I pirati erano soliti approdare su questo monte in ricerca di un riparo duranti i loro viaggi. Una nave in particolare, dopo i numerosi saccheggi alle navi venete, era solita fermarsi nelle grotte del monte. I pirati di questa nave, una ciurma di saraceni, sbarcò in una grande grotta che neppure le lanterne riuscivano a illuminare totalmente. I giorni erano scanditi dalle sfumature del colore del mar Adriatico che bagna la costa del monte.

Questa volta, i pirati, dopo aver riposto i tesori trafugati, si occuparono della bellissima principessa che avevano rapito. La ragazza, non appena scese dalla nave, non riuscì a trattenere le lacrime, intimorita dai volti che la circondavano. Allora il capitano cercò di tranquillizzarla: “Nessuno ti farà del male. Quando tuo padre avrà pagato il riscatto ti lasceremo libera. Altrimenti sarai mia schiava”. Alcuni componenti della ciurma vennero mandati il mattino seguente a Venezia per trattare con il Principe e richiedere il riscatto.

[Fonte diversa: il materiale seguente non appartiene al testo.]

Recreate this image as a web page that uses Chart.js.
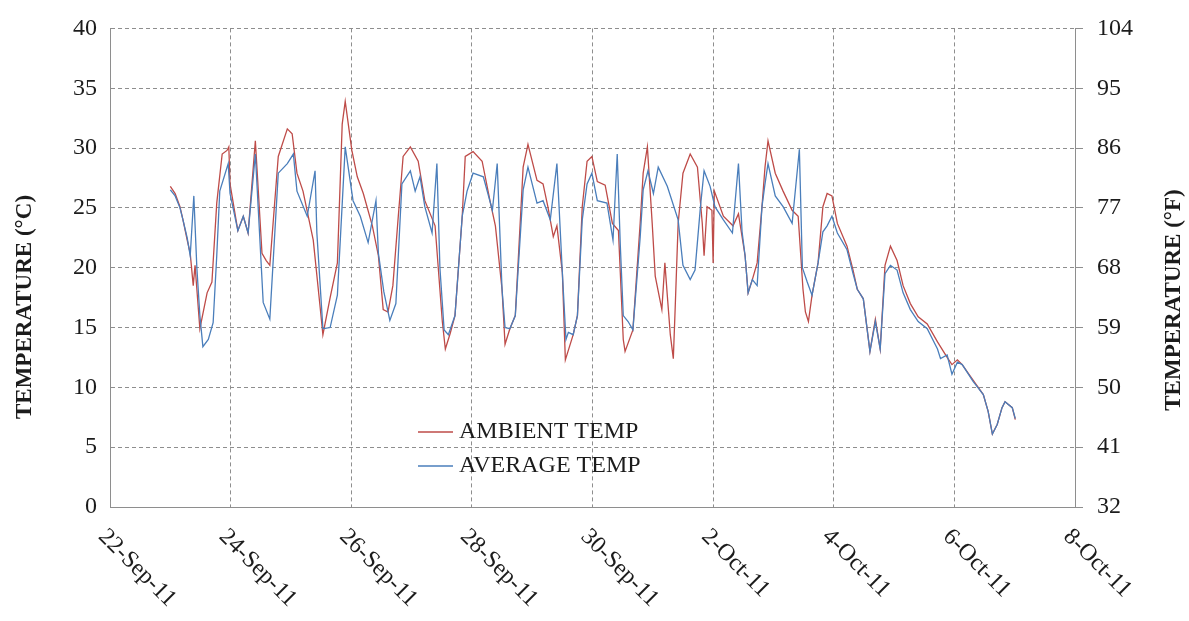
<!DOCTYPE html>
<html>
<head>
<meta charset="utf-8">
<script src="https://cdn.jsdelivr.net/npm/chart.js@4.4.0/dist/chart.umd.min.js"></script>
<style>
  html, body { margin: 0; padding: 0; background: #fff; }
</style>
</head>
<body>
<canvas id="chart" width="1189" height="621"></canvas>
<script>
// days after 22-Sep-11 00:00
const ambientDays = [
  1.00,1.08,1.16,1.21,1.28,1.33,1.38,1.41,1.49,1.61,
  1.69,1.77,1.86,1.94,1.97,1.99,2.12,2.21,2.29,2.41,
  2.52,2.59,2.65,2.79,2.94,3.02,3.10,3.20,3.37,3.48,
  3.53,3.65,3.77,3.85,3.90,4.01,4.10,4.20,4.35,4.45,
  4.53,4.61,4.69,4.78,4.86,4.98,5.11,5.22,5.39,5.51,
  5.56,5.64,5.72,5.84,5.89,6.02,6.17,6.30,6.39,6.50,
  6.55,6.63,6.72,6.85,6.93,7.08,7.18,7.26,7.35,7.41,
  7.50,7.55,7.68,7.75,7.83,7.91,7.99,8.08,8.21,8.33,
  8.43,8.51,8.54,8.67,8.79,8.84,8.91,8.99,9.04,9.15,
  9.20,9.24,9.29,9.34,9.37,9.42,9.50,9.62,9.74,9.82,
  9.85,9.90,9.98,10.00,10.02,10.17,10.33,10.42,10.53,10.58,
  10.65,10.73,10.81,10.86,10.91,11.03,11.16,11.31,11.41,11.49,
  11.53,11.58,11.64,11.74,11.82,11.89,11.97,12.06,12.22,12.32,
  12.39,12.49,12.60,12.69,12.77,12.85,12.94,13.05,13.15,13.27,
  13.40,13.55,13.72,13.88,13.96,14.05,14.13,14.31,14.48,14.56,
  14.63,14.71,14.79,14.84,14.96,15.01
]
const ambientTemp = [
  26.8,26.2,25.1,24.0,22.3,21.2,18.5,20.2,14.9,17.9,
  18.8,25.4,29.5,29.8,30.1,27.0,23.1,24.3,22.9,30.6,
  21.2,20.6,20.2,29.3,31.6,31.2,27.9,26.4,22.3,16.9,
  14.4,17.5,20.4,32.0,33.9,29.8,27.6,26.2,23.5,21.0,
  16.5,16.3,18.5,24.3,29.3,30.1,28.9,25.6,23.5,15.5,
  13.2,14.5,16.0,24.3,29.3,29.7,28.9,25.6,23.5,18.2,
  13.6,14.9,16.0,28.4,30.3,27.3,27.0,25.1,22.6,23.5,
  19.6,12.3,14.4,16.0,25.1,28.9,29.3,27.2,26.9,23.7,
  23.1,14.0,13.0,14.8,23.7,27.9,30.1,23.7,19.3,16.5,
  20.4,17.7,14.4,12.4,16.5,23.7,27.9,29.5,28.4,23.7,
  21.0,25.1,24.8,20.4,26.4,24.3,23.5,24.5,21.0,17.9,
  19.0,20.4,25.1,28.4,30.6,27.9,26.4,24.8,24.3,18.2,
  16.3,15.5,17.7,20.4,25.1,26.2,26.0,23.7,21.8,19.8,
  18.2,17.4,13.0,15.7,13.2,20.2,21.8,20.6,18.5,17.0,
  15.9,15.3,13.8,12.5,11.9,12.3,11.9,10.6,9.4,8.0,
  6.1,6.9,8.3,8.8,8.3,7.3
]
const averageDays = [
  1.00,1.08,1.16,1.21,1.28,1.33,1.39,1.44,1.49,1.54,
  1.63,1.71,1.77,1.82,1.96,1.99,2.12,2.21,2.29,2.41,
  2.54,2.65,2.79,2.94,3.04,3.10,3.27,3.40,3.43,3.53,
  3.65,3.77,3.90,4.03,4.15,4.28,4.41,4.45,4.54,4.64,
  4.74,4.84,4.98,5.06,5.14,5.22,5.34,5.42,5.47,5.54,
  5.61,5.72,5.84,5.92,6.02,6.19,6.34,6.42,6.50,6.55,
  6.63,6.72,6.85,6.93,7.08,7.18,7.30,7.41,7.50,7.56,
  7.60,7.68,7.75,7.83,7.91,7.99,8.08,8.24,8.34,8.41,
  8.46,8.51,8.59,8.67,8.79,8.84,8.92,9.01,9.09,9.24,
  9.42,9.50,9.62,9.70,9.79,9.85,9.95,10.03,10.17,10.32,
  10.42,10.48,10.53,10.58,10.65,10.73,10.81,10.86,10.91,11.03,
  11.16,11.31,11.43,11.48,11.56,11.64,11.74,11.82,11.89,11.97,
  12.06,12.22,12.32,12.39,12.49,12.60,12.69,12.77,12.85,12.94,
  13.05,13.15,13.27,13.40,13.55,13.72,13.77,13.88,13.96,14.05,
  14.13,14.31,14.48,14.56,14.63,14.71,14.79,14.84,14.96,15.01
]
const averageTemp = [
  26.5,26.0,25.0,24.0,22.5,21.0,26.0,20.0,16.0,13.4,
  14.0,15.4,21.0,26.4,28.7,26.2,23.1,24.3,22.9,29.5,
  17.1,15.7,27.9,28.7,29.5,26.4,24.3,28.1,22.9,14.9,
  15.0,17.7,30.1,25.6,24.3,22.1,25.6,21.2,18.0,15.6,
  17.0,27.0,28.1,26.4,27.6,25.1,22.9,28.7,20.0,14.8,
  14.4,16.0,24.3,26.4,27.9,27.6,24.8,28.7,18.2,15.0,
  14.9,16.0,26.5,28.4,25.4,25.6,24.0,28.7,19.6,14.0,
  14.6,14.4,16.0,24.0,27.0,27.9,25.6,25.4,22.3,29.5,
  22.0,16.0,15.5,14.8,22.5,26.5,28.1,26.2,28.4,26.8,
  24.0,20.2,19.0,19.8,25.1,28.1,26.8,25.1,24.0,22.9,
  28.7,23.0,21.0,17.9,19.0,18.5,25.1,27.0,28.7,26.0,
  25.1,23.7,29.9,20.0,18.8,17.7,20.4,23.0,23.5,24.3,
  22.9,21.5,19.5,18.2,17.4,13.0,15.5,13.2,19.5,20.2,
  19.8,17.9,16.5,15.5,14.9,13.2,12.4,12.7,11.1,12.1,
  11.9,10.5,9.4,8.0,6.1,6.9,8.3,8.8,8.3,7.4
]
const dateLabels = ['22-Sep-11','24-Sep-11','26-Sep-11','28-Sep-11','30-Sep-11','2-Oct-11','4-Oct-11','6-Oct-11','8-Oct-11']

const FONT = "'Liberation Serif', 'DejaVu Serif', serif"
const GRID = '#8e8e8e'
const TEXT = '#1c1c1c'

const toPoints = (xs, ys) => xs.map((x, i) => ({ x, y: ys[i] }))

// rotated date labels, text running down to the right from each tick
const dateLabelPlugin = {
  id: 'dateLabels',
  afterDraw(chart) {
    const { ctx } = chart
    const xs = chart.scales.x
    const bottom = chart.chartArea.bottom
    ctx.save()
    ctx.font = `24px ${FONT}`
    ctx.fillStyle = TEXT
    ctx.textAlign = 'left'
    ctx.textBaseline = 'middle'
    dateLabels.forEach((lab, i) => {
      const px = xs.getPixelForValue(i * 2)
      ctx.save()
      ctx.translate(px - 8, bottom + 26)
      ctx.rotate(Math.PI / 4)
      ctx.fillText(lab, 0, 0)
      ctx.restore()
    })
    ctx.restore()
  }
}

const titlesPlugin = {
  id: 'titles',
  afterDraw(chart) {
    const { ctx } = chart
    ctx.save()
    ctx.font = `bold 23px ${FONT}`
    ctx.fillStyle = TEXT
    ctx.textAlign = 'center'
    ctx.textBaseline = 'middle'
    ;[[25, 307, 'TEMPERATURE (°C)'], [1174, 300, 'TEMPERATURE (°F)']].forEach(([x, y, t]) => {
      ctx.save()
      ctx.translate(x, y)
      ctx.rotate(-Math.PI / 2)
      ctx.fillText(t, 0, 0)
      ctx.restore()
    })
    ctx.restore()
  }
}

const legendPlugin = {
  id: 'insideLegend',
  afterDatasetsDraw(chart) {
    const { ctx } = chart
    ctx.save()
    ctx.font = `24px ${FONT}`
    ctx.textBaseline = 'middle'
    ctx.textAlign = 'left'
    chart.data.datasets.forEach((ds, i) => {
      const y = 432 + i * 34
      ctx.strokeStyle = ds.borderColor
      ctx.lineWidth = 1.3
      ctx.beginPath(); ctx.moveTo(418, y); ctx.lineTo(453, y); ctx.stroke()
      ctx.fillStyle = TEXT
      ctx.fillText(ds.label, 459, y)
    })
    ctx.restore()
  }
}

new Chart(document.getElementById('chart'), {
  type: 'line',
  data: {
    datasets: [
      { label: 'AMBIENT TEMP', data: toPoints(ambientDays, ambientTemp), borderColor: '#be4b48',
        borderWidth: 1.3, pointRadius: 0, tension: 0, order: 1 },
      { label: 'AVERAGE TEMP', data: toPoints(averageDays, averageTemp), borderColor: '#4a7ebb',
        borderWidth: 1.3, pointRadius: 0, tension: 0, order: 0 },
    ]
  },
  options: {
    responsive: false, animation: false, devicePixelRatio: 1,
    layout: { padding: { top: 23, left: 0, right: 0, bottom: 0 } },
    plugins: { legend: { display: false }, tooltip: { enabled: false } },
    scales: {
      x: {
        type: 'linear', min: 0, max: 16,
        ticks: { stepSize: 2, display: false },
        grid: { color: GRID, drawTicks: false },
        border: { color: GRID, dash: [4, 3] },
        afterFit: s => { s.height = 114 }
      },
      y: {
        min: 0, max: 40,
        ticks: { stepSize: 5, padding: 13, color: TEXT, font: { family: FONT, size: 24 } },
        grid: { color: GRID, drawTicks: false },
        border: { color: GRID, dash: [4, 3] },
        afterFit: s => { s.width = 110 }
      },
      y2: {
        position: 'right', min: 32, max: 104,
        ticks: { stepSize: 9, padding: 14, color: TEXT, font: { family: FONT, size: 24 } },
        grid: { drawOnChartArea: false, tickLength: 8, tickColor: GRID },
        border: { color: GRID },
        afterFit: s => { s.width = 114 }
      }
    }
  },
  plugins: [dateLabelPlugin, titlesPlugin, legendPlugin]
})
</script>
</body>
</html>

I giorni passarono, e la principessa non faceva altro che bagnare le rocce con le sue lacrime ogni sera, quando, al calar del sole, le sue speranze di ritornare a casa si facevano sempre più vane.

Tutti i pirati la rispettavano e la trattavano con riguardo, portandole spesso doni dalle navi saccheggiate. Rubarono i bottini di altre cento navi, ma dei Saraceni inviati a Venezia non vi era nemmeno l’ombra; così il capitano andò dalla fanciulla per dirle che il giorno successivo sarebbe dunque diventata sua schiava. Ella, arresasi al suo destino, rispose: “Sì, lo so, e so che hai aspettato molto e che sei stato sempre buono con me”. Il capitano rimase colpito da tanta dolcezza e gentilezza che mai gli era stata rivolta e decise di pensare a fondo sul da farsi prima che il sole fosse sorto.

Quando, il mattino successivo, egli andò dalla principessa con buone intenzioni dovute alle parole che tanto avevano fatto breccia nel suo cuore, non vi trovò nessuno. Lo scoglio dove era seduta la principessa aveva fatto posto ad una sorgente di acqua pura e limpida che si versava nelle acque del mare.

La principessa si era dissolta nelle sue lacrime, che aveva versato non solo durante la notte, come suo solito, ma durante tutto il giorno, mossa da un dolore tanto forte che la sciolse.

La grotta è raggiungibile solo via mare, dopo che nel ‘900 l’ingresso crollò a causa dell’erosione, ed è nota come la “Grotta degli Schiavi”, dati i numerosi prigionieri che ospitò durante i secoli.